The rigidity of such language creates resistance, unconscious rebellion, and a sense of disempowerment. Compliance becomes mechanical, devoid of understanding or alignment. Over time, this dynamic erodes trust, agency, and goodwill within communities.

Even ancient frameworks, such as the Ten Commandments, illustrate this dynamic. Framed largely in terms of shall and shall not, they carried both clarity and rigidity. While they may have provided necessary structure in their historical context, their phrasing inherently reinforced aversion and craving. For example:

  • "Thou shalt not covet thy neighbor's house." (Craving arises from prohibition.)

  • "Thou shalt not steal." (The restriction plants a seed of rebellion.)

The enduring legacy of these commandments reflects how deeply ingrained such linguistic patterns are in our collective psyche, influencing law, culture, and personal morality.

Unconscious Movements: Undermining Success

The aversion and craving born from should and should not are not passive energies. They lead to unconscious movements that actively undermine our intentions.

  • When acting from should, subtle resistance might manifest as procrastination, half-hearted effort, or resentment.  For interpersonal interactions, it may result in unintentionally saying or doing something that is hurtful to the recipient.

  • When resisting should not, craving can result in impulsivity, sabotage, or guilt-laden indulgence.

These unconscious movements create self-sabotage loops, where we find ourselves repeatedly undermining the very actions we set out to perform. We may outwardly succeed in performing or avoiding the action, but the internal experience is poisoned by aversion or craving.

For example:

  • A person who should exercise may show up at the gym but drag their feet, avoiding real engagement.

  • A person who should not indulge in sweets may resist for days, only to binge when willpower runs out.

In both cases, the energy of should and should not plants seeds of conflict that sprout into patterns of sabotage.  These patterns are not isolated events but ripple outward, affecting not only our personal well-being but also our relationships, creativity, and capacity for joy.
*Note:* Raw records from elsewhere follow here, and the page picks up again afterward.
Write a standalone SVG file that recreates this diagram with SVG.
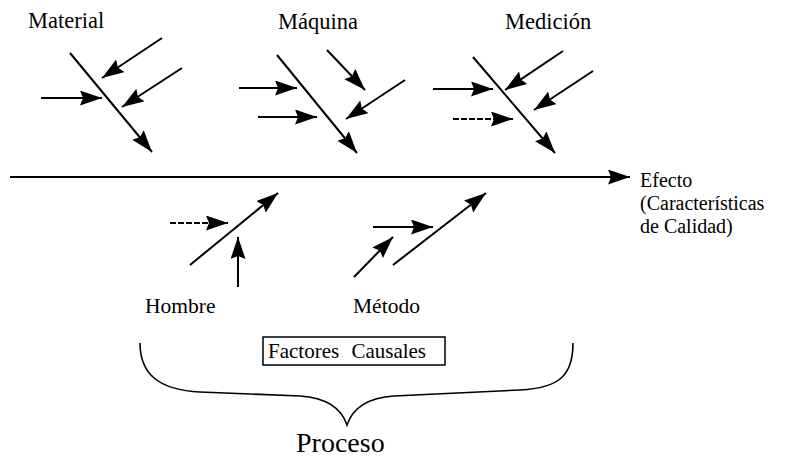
<svg xmlns="http://www.w3.org/2000/svg" width="792" height="458" viewBox="0 0 792 458">
<defs>
<marker id="ah" markerUnits="userSpaceOnUse" markerWidth="24" markerHeight="16" refX="22" refY="7.5" orient="auto">
<path d="M0,0 L22,7.5 L0,15 L3,7.5 z" fill="#000"/>
</marker>
<style>
text{font-family:'Liberation Serif','DejaVu Serif',serif;fill:#000}
.t{font-size:22.5px}
.b{font-size:21.5px}
.s{font-size:20px}
.f{font-size:21px;word-spacing:7px}
.p{font-size:28px}
.a{stroke:#000;stroke-width:2;fill:none;marker-end:url(#ah)}
.d{stroke-dasharray:6 2}
</style>
</defs>
<rect width="792" height="458" fill="#fff"/>
<g id="connectors">
<line class="a" x1="10" y1="177" x2="630" y2="177"/>
</g>
<g id="material">
<text class="t" x="28" y="28" font-family="Liberation Serif, serif">Material</text>
<line class="a" x1="70" y1="53" x2="152" y2="152"/>
<line class="a" x1="162" y1="38" x2="102" y2="78"/>
<line class="a" x1="182" y1="68" x2="122" y2="107"/>
<line class="a" x1="41" y1="98" x2="102" y2="98"/>
</g>
<g id="maquina">
<text class="t" x="278" y="29" font-family="Liberation Serif, serif">Máquina</text>
<line class="a" x1="277" y1="55" x2="357" y2="153"/>
<line class="a" x1="327" y1="50" x2="365" y2="90"/>
<line class="a" x1="405" y1="80" x2="346" y2="119"/>
<line class="a" x1="239" y1="88" x2="297" y2="88"/>
<line class="a" x1="258" y1="117" x2="317" y2="117"/>
</g>
<g id="medicion">
<text class="t" x="505" y="29" font-family="Liberation Serif, serif">Medición</text>
<line class="a" x1="473" y1="57" x2="555" y2="153"/>
<line class="a" x1="563" y1="51" x2="505" y2="90"/>
<line class="a" x1="593" y1="71" x2="534" y2="110"/>
<line class="a" x1="433" y1="89" x2="493" y2="89"/>
<line class="a d" x1="453" y1="119" x2="513" y2="119"/>
</g>
<g id="efecto">
<text class="s" x="640" y="187" font-family="Liberation Serif, serif">Efecto</text>
<text class="s" x="640" y="210" font-family="Liberation Serif, serif">(Características</text>
<text class="s" x="640" y="233" font-family="Liberation Serif, serif">de Calidad)</text>
</g>
<g id="hombre">
<line class="a" x1="190" y1="265" x2="278" y2="193"/>
<line class="a d" x1="170" y1="223" x2="228" y2="223" stroke-width="1.5"/>
<line class="a" x1="238" y1="287" x2="238" y2="237"/>
<text class="b" x="145" y="313" font-family="Liberation Serif, serif">Hombre</text>
</g>
<g id="metodo">
<line class="a" x1="393" y1="265" x2="486" y2="193"/>
<line class="a" x1="354" y1="277" x2="393" y2="237"/>
<line class="a" x1="373" y1="227" x2="433" y2="227"/>
<text class="b" x="353" y="313" font-family="Liberation Serif, serif">Método</text>
</g>
<g id="factores">
<rect x="263" y="337" width="182" height="28" fill="none" stroke="#000" stroke-width="1.5"/>
<text class="f" x="268" y="358" font-family="Liberation Serif, serif">Factores Causales</text>
</g>
<g id="proceso">
<path d="M140,343 C140,375 160,390 200,392 L300,396 C330,398 342,410 347,425 C352,410 364,398 394,396 L520,390 C560,388 573,375 573,343" fill="none" stroke="#000" stroke-width="1.6"/>
<text class="p" x="296" y="452" font-family="Liberation Serif, serif">Proceso</text>
</g>
</svg>
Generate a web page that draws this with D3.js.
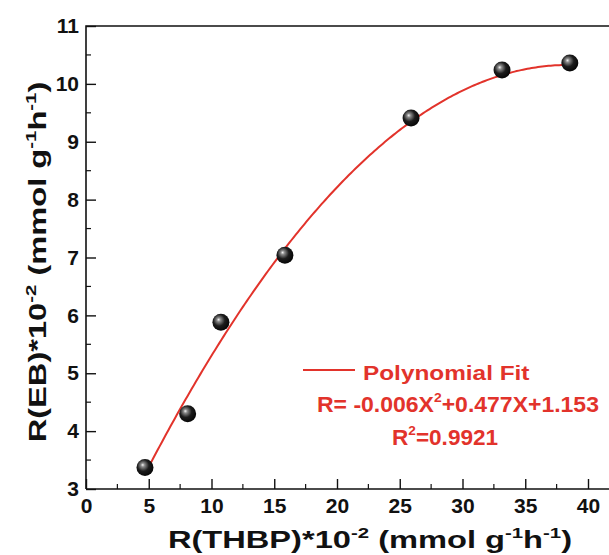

Aversion and craving subtly distort our perception of success and failure, coloring every interaction with shades of resistance or guilt.

When we act under the weight of should, our efforts often feel hollow, drained of genuine presence. Even when we achieve the intended outcome, the underlying aversion lingers, sapping the sense of fulfillment. Similarly, when resisting a should not, the craving carries an energy of compulsion, leading to actions that may feel satisfying in the moment but leave behind guilt, shame, or self-recrimination.

For example:

  • A parent who feels they should play with their child may sit down to do so, but their mind is elsewhere, weighed down by resistance. The child senses this disconnection, and the moment loses its magic.

  • An employee who feels they should not relax during a break may avoid rest entirely, only to feel exhausted and unproductive later.

In both cases, the surface action may align with the directive, but the deeper experience is compromised. The more these cycles repeat, the more ingrained they become, creating layers of resistance, craving, and self-sabotage that obscure our natural clarity and joy.

A Path Forward: Releasing Should and Should Not

To break free from these patterns, we must learn to recognize and dissolve the energies of should and should not in our thoughts, words, and actions. Instead of operating from obligation or prohibition, we can cultivate a sense of alignment, presence, and clarity.

  • Replace "I should meditate" with "I wish to meditate."

  • Replace "I should not eat sweets" with "I wish to eats sweets in moderation" or "I wish to have a healthy relationship with food."

By shifting our language, we shift our internal experience. Actions arise from choice rather than compulsion, and avoidance comes from clarity rather than restriction. In this way, we free ourselves from the cycles of aversion and craving, reclaiming our ability to act from a place of wholeness, presence, and genuine intention.

The words should and should not are more than linguistic habits; they are deeply embedded patterns that shape our thoughts, feelings, and actions. When used unconsciously, they create cycles of aversion and craving that ripple through our lives, undermining our intentions, relationships, and well-being.

Whether in parenting, the workforce, legal systems, or personal growth, these patterns can lead to burnout, resentment, guilt, and self-sabotage. The more we rely on obligation and prohibition as motivators, the more resistance and craving grow, distorting even our most wholesome desires.

There is a way forward. By shifting our language and awareness, we can dissolve the weight of should and should not. Instead of compulsion, we can move from alignment. Instead of restriction, we can move from clarity.

When we replace should and should not with a wish for the thing we desire, we reclaim our agency. Actions become expressions of choice rather than duty. Avoidance becomes an act of wisdom rather than rebellion.

In this space, our intentions and actions align naturally. Instead of joy, fulfillment, and clarity arising as outcomes to chase, they arise as companions on our path.

Words shape our reality, yet awareness shapes our words. When we let go of should and should not, we step into a space of freedom where every action is an invitation, and every choice is an expression of our deepest truth.